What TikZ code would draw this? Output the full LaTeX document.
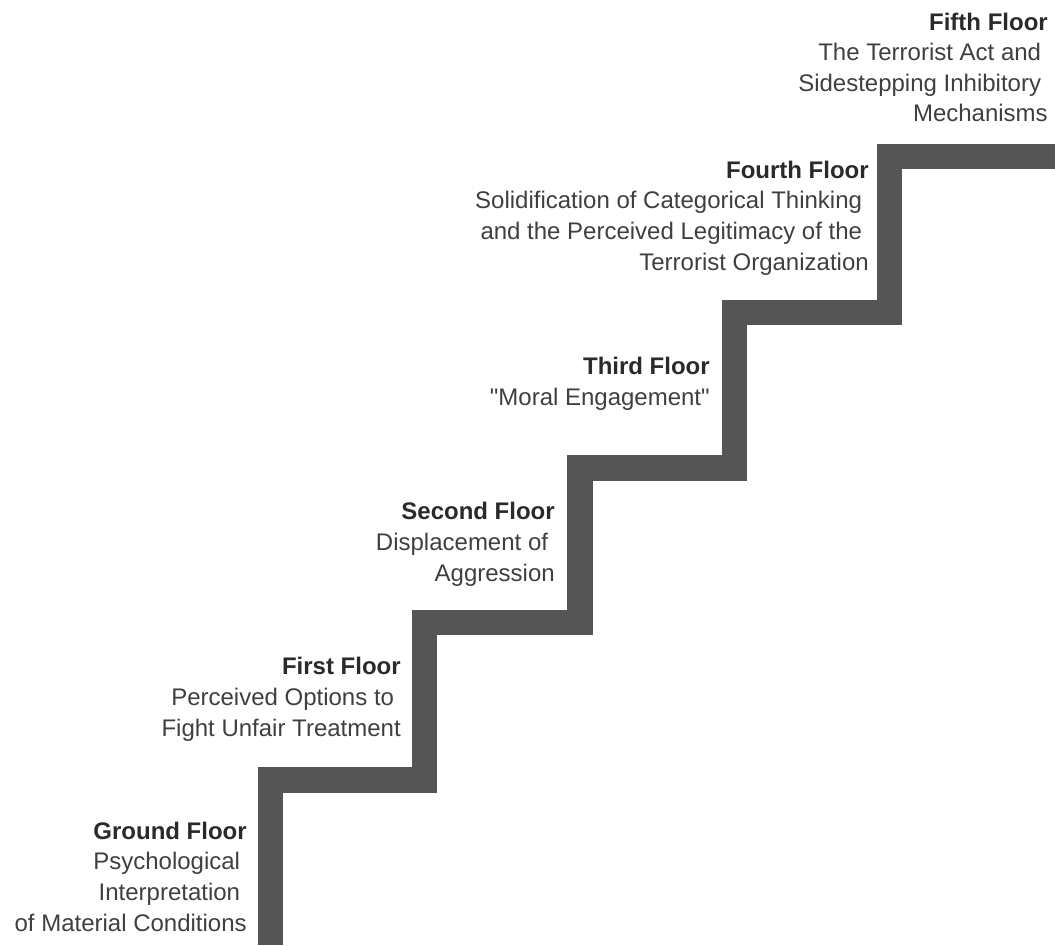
\documentclass[tikz,border=0pt]{standalone}
\usepackage{fontspec}
\setmainfont{Liberation Sans}[Ligatures=TeXOff]
\definecolor{stair}{HTML}{555555}
\definecolor{headc}{HTML}{2A2A2A}
\definecolor{bodyc}{HTML}{3F3F3F}
\newcommand{\tsp}{\kern.278em}
\newcommand{\hd}[1]{{\bfseries\color{headc}#1}}
\begin{document}
\begin{tikzpicture}[x=0.75pt,y=-0.75pt,
  floor/.style={anchor=base east,align=right,inner sep=0pt,text=bodyc,
    font=\fontsize{18}{22.9}\selectfont},
  stairline/.style={draw=stair,line width=19.1pt,line join=miter,line cap=butt}]
\useasboundingbox (0,0) rectangle (1055,945);
\draw[stairline] (270.5,945) -- (270.5,780) -- (424.5,780) -- (424.5,622.5)
  -- (580,622.5) -- (580,468) -- (734.5,468) -- (734.5,312.5)
  -- (889.5,312.5) -- (889.5,156.5) -- (1055,156.5);
\node[floor] (f5) at (1048,122) {\hd{Fifth Floor}\\The Terrorist Act and\tsp\\Sidestepping Inhibitory\tsp\\Mechanisms};
\node[floor] (f4) at (869,270) {\hd{Fourth Floor}\\Solidification of Categorical Thinking\tsp\\and the Perceived Legitimacy of the\tsp\\Terrorist Organization};
\node[floor] (f3) at (710,405) {\hd{Third Floor}\\"Moral Engagement"};
\node[floor] (f2) at (555,581) {\hd{Second Floor}\\Displacement of\tsp\\Aggression};
\node[floor] (f1) at (401,736) {\hd{First Floor}\\Perceived Options to\tsp\\Fight Unfair Treatment};
\node[floor] (f0) at (247,931) {\hd{Ground Floor}\\Psychological\tsp\\Interpretation\tsp\\of Material Conditions};
\end{tikzpicture}
\end{document}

-=-=-=-=-

Gather each line of the listing that holds the string "draw".

What TikZ code would draw this? Output the full LaTeX document.
  stairline/.style={draw=stair,line width=19.1pt,line join=miter,line cap=butt}]
\draw[stairline] (270.5,945) -- (270.5,780) -- (424.5,780) -- (424.5,622.5)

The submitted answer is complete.